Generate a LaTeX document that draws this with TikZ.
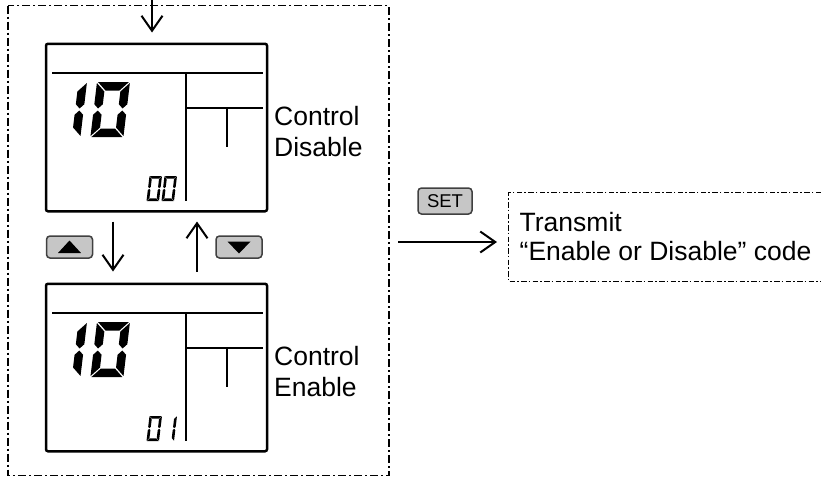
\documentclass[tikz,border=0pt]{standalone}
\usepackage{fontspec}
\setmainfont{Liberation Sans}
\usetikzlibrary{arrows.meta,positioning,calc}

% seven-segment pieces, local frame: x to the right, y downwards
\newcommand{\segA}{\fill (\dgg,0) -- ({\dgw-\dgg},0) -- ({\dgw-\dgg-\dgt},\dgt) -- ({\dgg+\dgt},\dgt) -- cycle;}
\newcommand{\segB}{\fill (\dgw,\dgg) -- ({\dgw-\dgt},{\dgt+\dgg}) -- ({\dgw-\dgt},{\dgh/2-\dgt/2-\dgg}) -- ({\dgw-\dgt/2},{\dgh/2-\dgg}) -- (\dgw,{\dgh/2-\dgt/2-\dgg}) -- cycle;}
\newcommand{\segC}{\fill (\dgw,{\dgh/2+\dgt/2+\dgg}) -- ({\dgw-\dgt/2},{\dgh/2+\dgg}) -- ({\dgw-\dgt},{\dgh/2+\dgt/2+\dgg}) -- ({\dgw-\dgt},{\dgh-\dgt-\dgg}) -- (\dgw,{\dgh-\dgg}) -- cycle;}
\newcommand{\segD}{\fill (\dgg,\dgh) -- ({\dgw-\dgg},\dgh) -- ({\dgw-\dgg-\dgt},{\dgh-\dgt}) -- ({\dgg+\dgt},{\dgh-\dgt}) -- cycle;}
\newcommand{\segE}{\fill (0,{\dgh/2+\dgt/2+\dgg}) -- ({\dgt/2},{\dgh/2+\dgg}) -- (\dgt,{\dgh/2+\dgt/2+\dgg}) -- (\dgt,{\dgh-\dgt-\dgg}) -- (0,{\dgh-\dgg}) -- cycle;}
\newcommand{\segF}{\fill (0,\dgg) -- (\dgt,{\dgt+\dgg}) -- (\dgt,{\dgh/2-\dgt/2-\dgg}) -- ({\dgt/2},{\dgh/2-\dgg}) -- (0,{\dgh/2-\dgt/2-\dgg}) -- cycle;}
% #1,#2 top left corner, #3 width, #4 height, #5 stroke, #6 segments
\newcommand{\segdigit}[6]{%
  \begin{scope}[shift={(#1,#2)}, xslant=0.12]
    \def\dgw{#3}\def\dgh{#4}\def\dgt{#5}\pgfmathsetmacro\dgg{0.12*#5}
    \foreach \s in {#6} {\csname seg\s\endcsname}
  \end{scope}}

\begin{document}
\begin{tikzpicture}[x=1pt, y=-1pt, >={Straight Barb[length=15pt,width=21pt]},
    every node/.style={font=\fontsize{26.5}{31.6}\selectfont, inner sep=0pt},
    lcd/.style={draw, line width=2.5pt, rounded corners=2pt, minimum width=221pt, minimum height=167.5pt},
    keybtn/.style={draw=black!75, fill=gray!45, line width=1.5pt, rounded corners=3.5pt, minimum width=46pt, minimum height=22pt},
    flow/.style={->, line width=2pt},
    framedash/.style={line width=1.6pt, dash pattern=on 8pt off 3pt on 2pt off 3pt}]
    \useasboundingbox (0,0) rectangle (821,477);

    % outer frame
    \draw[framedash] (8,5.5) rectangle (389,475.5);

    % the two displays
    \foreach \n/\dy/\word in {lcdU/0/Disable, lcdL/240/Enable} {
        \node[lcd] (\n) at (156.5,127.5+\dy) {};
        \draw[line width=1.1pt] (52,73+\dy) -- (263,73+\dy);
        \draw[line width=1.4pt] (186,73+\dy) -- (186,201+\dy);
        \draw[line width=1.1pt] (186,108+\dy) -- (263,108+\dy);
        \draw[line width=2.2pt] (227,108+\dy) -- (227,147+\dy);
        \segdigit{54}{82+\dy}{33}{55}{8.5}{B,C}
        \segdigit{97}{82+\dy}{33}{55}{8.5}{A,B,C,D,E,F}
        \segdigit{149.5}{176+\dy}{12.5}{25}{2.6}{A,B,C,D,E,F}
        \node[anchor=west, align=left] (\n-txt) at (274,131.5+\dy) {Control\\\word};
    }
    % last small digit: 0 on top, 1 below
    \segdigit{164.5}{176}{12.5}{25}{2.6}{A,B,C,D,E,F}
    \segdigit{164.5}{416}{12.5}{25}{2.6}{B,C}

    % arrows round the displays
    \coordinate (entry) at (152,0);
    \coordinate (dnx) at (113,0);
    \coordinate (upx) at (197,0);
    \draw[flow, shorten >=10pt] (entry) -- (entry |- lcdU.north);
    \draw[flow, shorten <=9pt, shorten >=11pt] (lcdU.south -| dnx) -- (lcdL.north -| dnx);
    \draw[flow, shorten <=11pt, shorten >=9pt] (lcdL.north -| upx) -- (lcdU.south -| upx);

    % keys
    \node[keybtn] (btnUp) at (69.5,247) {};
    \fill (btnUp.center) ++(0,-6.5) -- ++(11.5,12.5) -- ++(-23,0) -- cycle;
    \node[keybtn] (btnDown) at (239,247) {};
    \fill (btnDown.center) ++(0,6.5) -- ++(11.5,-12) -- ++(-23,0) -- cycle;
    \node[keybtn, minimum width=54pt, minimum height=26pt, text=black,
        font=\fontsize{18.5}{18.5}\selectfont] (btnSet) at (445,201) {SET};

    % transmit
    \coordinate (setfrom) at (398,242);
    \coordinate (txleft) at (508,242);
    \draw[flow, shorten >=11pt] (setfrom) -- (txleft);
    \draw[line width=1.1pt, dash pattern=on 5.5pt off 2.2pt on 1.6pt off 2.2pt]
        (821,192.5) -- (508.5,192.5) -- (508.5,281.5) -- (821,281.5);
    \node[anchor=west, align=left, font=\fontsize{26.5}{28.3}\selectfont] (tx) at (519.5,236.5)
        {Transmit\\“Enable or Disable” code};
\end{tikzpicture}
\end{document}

----------------

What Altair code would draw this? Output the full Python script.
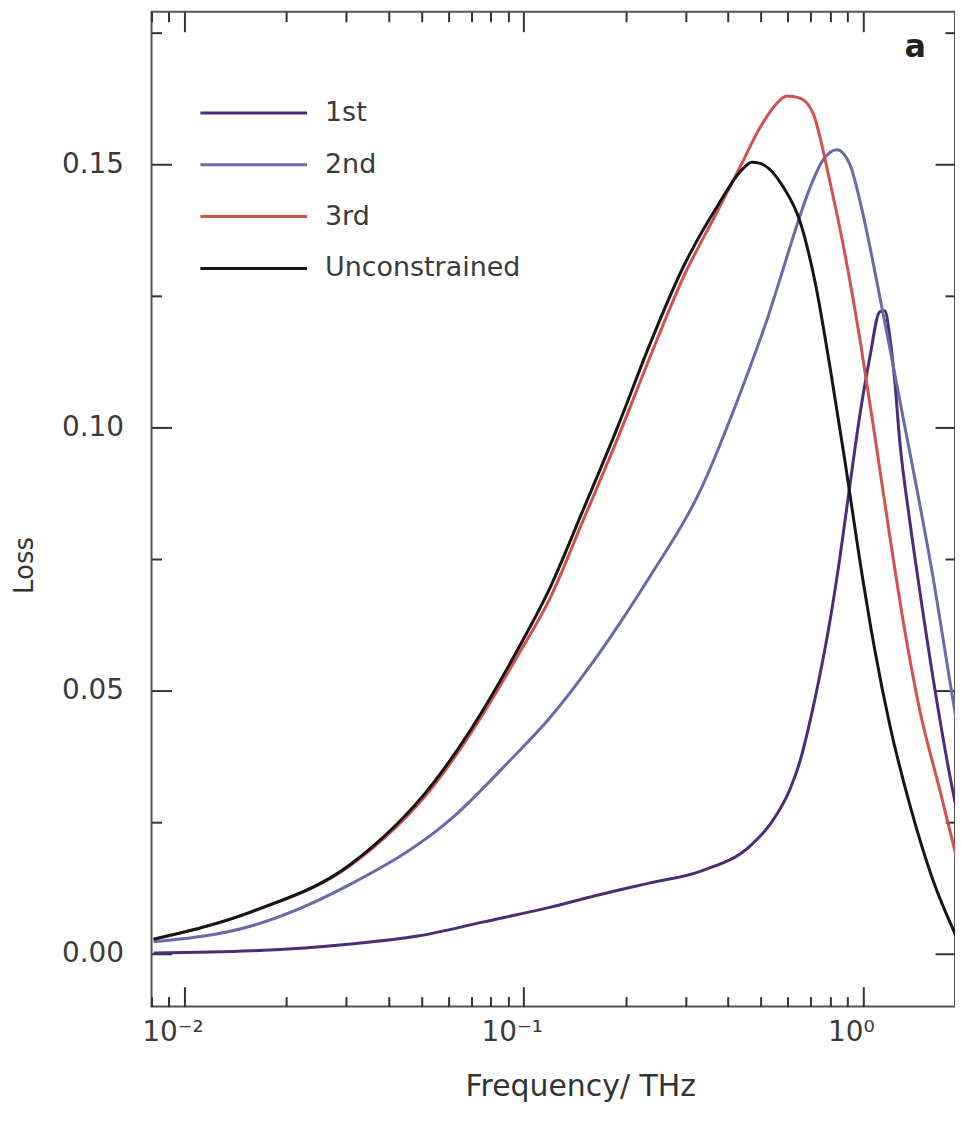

----------------

§ Objective
Using the records above, pull out each line where the word "this" occurs.

§ Final result
Generate a LaTeX document that draws this with TikZ.
What Altair code would draw this? Output the full Python script.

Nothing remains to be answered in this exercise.